The stage had certainly been set last week, with the press rife with private flood. Hiscox and DUAL and Torrent (Marsh) launched their private flood products this month, joining NFS (Aon) and their Edge Insurance, and Munich Re who has been going since last year. Also in the news was the continued progress of the “flood bill” through congress. There was no doubt these changes would resonate through the Flood Conference.
I admit that I didn’t actually attend any sessions, so I am unable to discuss the “official” side of the conference. But I rarely left the hotel atrium for two days (and evenings, and nights…), and it was brilliant to explore what private flood will mean to the industry as a whole, beyond the underwriters with whom I was already acquainted.
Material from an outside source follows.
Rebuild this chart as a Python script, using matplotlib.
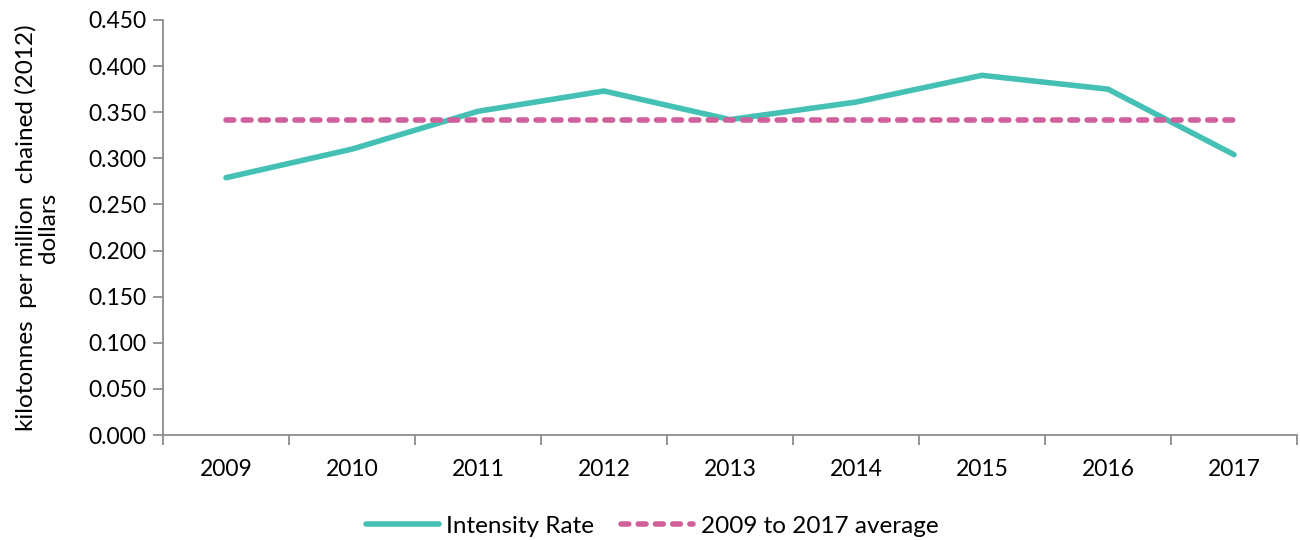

Here are the top three topics of conversation I partook:
- To underwrite private flood, there is a need for risk information that is independent of the NFIP. BFEs and Elevation Certificates are inadequate (at best), and sometimes misleading.
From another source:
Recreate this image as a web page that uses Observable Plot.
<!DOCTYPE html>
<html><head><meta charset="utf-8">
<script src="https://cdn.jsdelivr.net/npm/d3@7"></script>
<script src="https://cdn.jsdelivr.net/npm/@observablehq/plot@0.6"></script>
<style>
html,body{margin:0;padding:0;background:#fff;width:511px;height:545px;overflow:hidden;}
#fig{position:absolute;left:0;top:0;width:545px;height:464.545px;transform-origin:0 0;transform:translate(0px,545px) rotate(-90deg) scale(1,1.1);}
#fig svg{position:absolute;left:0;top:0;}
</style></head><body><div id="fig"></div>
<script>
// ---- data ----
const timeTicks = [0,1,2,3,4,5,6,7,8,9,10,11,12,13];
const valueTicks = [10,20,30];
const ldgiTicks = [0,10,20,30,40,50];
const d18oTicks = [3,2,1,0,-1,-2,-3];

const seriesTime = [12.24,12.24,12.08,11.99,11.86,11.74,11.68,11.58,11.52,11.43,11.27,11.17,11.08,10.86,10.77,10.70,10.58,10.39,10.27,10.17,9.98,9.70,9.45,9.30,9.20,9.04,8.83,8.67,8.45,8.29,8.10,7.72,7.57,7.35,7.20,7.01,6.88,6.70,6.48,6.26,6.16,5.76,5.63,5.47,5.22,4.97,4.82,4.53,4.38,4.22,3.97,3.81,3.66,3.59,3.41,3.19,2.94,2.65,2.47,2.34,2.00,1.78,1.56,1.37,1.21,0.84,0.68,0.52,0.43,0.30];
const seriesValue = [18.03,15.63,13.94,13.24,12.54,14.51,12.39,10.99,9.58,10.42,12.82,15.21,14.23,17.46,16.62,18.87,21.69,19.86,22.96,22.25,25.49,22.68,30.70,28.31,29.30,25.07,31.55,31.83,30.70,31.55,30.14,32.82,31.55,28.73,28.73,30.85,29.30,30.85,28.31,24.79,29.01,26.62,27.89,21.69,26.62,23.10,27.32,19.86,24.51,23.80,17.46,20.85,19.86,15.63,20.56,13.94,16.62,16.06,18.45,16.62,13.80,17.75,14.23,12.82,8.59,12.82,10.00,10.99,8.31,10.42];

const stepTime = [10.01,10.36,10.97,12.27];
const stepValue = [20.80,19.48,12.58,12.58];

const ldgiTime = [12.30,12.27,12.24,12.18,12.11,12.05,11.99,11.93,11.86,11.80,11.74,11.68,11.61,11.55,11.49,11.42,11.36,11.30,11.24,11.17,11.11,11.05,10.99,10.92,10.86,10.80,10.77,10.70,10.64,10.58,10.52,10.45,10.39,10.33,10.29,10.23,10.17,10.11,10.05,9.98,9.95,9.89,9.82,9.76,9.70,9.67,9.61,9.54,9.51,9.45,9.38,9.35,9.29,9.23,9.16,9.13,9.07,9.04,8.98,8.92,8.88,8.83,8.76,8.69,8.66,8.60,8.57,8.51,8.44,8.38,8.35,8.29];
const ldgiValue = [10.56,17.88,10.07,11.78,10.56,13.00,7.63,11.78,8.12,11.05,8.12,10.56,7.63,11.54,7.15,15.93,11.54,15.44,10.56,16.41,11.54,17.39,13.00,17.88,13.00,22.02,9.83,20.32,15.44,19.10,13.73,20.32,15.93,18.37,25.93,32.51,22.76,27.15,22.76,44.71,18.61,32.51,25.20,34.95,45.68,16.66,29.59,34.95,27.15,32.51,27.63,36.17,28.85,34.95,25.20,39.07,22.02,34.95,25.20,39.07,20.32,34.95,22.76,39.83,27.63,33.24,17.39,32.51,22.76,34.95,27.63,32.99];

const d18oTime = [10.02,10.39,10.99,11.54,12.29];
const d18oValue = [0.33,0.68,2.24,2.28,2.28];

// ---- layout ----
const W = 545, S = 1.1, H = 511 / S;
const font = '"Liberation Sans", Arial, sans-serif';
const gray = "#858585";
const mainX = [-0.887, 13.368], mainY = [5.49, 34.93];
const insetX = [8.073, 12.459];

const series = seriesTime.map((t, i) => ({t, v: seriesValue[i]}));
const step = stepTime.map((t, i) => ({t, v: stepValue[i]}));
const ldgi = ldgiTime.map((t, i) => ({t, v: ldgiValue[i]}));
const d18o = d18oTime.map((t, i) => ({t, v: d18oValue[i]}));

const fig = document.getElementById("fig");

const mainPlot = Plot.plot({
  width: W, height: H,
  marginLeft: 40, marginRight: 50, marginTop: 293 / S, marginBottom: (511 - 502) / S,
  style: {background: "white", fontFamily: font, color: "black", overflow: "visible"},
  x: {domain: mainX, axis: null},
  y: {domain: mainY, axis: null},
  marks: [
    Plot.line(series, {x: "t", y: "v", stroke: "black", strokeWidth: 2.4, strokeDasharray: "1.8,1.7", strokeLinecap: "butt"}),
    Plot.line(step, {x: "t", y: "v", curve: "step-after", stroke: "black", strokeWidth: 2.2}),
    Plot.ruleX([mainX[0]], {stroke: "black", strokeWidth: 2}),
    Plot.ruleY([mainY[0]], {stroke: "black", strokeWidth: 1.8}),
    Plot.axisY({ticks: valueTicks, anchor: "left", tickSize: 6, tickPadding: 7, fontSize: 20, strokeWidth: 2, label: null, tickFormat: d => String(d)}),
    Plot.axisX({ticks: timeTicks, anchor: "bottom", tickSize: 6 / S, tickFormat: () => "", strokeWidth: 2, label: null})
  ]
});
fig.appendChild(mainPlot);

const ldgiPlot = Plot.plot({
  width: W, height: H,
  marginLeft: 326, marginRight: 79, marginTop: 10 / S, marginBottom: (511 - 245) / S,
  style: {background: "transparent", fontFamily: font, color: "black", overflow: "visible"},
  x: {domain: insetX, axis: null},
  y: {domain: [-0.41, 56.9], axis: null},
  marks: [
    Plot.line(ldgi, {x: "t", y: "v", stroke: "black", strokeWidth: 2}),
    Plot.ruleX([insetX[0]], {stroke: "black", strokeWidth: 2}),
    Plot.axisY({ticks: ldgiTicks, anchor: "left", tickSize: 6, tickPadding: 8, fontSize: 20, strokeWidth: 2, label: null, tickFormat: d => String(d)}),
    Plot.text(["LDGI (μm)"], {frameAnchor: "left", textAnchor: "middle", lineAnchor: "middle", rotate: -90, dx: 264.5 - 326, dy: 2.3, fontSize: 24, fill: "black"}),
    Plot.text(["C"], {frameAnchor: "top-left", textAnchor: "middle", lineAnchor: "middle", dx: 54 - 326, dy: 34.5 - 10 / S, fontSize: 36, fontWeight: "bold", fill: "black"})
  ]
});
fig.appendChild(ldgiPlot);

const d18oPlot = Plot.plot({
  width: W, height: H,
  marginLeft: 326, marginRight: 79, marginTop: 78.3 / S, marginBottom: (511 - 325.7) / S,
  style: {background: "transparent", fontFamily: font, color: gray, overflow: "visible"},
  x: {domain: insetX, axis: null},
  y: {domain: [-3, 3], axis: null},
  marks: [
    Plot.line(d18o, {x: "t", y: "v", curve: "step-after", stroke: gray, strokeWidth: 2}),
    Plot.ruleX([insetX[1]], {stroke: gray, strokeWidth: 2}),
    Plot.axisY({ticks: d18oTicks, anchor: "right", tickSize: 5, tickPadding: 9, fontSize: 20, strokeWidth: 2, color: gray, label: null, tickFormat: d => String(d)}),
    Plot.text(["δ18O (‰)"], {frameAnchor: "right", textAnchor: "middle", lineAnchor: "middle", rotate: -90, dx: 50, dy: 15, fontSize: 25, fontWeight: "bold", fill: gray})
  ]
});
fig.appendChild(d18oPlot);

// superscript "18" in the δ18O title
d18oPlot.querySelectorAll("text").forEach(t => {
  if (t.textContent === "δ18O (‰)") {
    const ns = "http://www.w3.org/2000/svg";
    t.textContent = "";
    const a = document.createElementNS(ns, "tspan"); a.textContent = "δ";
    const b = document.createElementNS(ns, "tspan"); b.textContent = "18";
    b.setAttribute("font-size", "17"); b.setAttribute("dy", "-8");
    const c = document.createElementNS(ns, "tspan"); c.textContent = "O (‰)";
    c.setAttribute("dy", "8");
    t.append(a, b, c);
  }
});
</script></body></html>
- There was some wonder at the portrayal of private flood in the US as a new thing at the conference, even though Lloyd’s has been active in the market for decades. The direct competition with NFIP might be heating up, but underwriting flood here outside the NFIP is not new, particularly in Excess and Surplus lines.
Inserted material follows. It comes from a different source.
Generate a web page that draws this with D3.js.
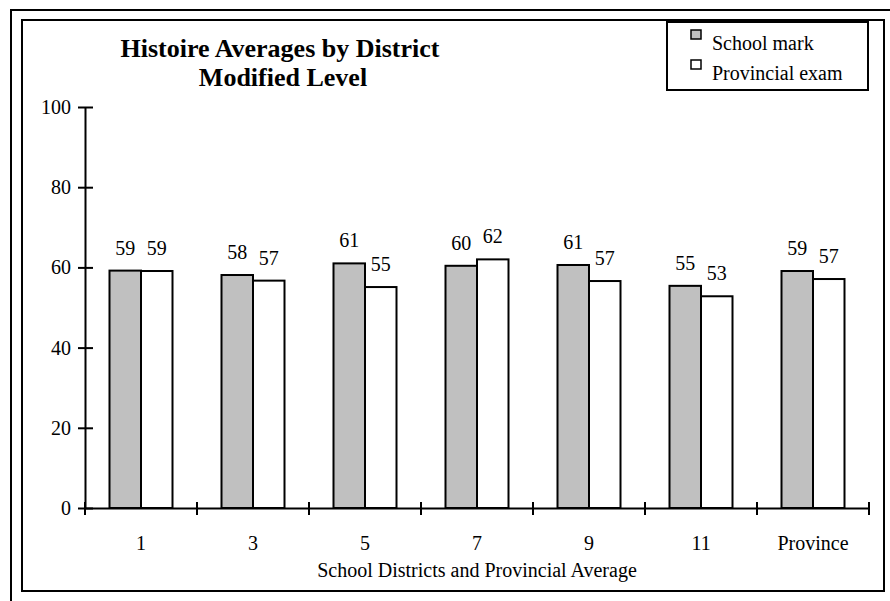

- The need to differentiate a new private flood product in this dynamic market. As new underwriters and carriers move into the market, they will need to differentiate themselves from each other, and not just the NFIP, on rates and conditions. Having said that, it seems to be generally accepted that there is room for everyone.
I returned to Denver before the third day of the conference. I would have liked to stay, but the work was piling up in the office, supporting this transformation of the industry with software (and blog posts) on a daily basis. I look forward to working with everyone I saw and met in Washington to broaden the availability of private flood in the US, because society, as a whole, will benefit as it expands here.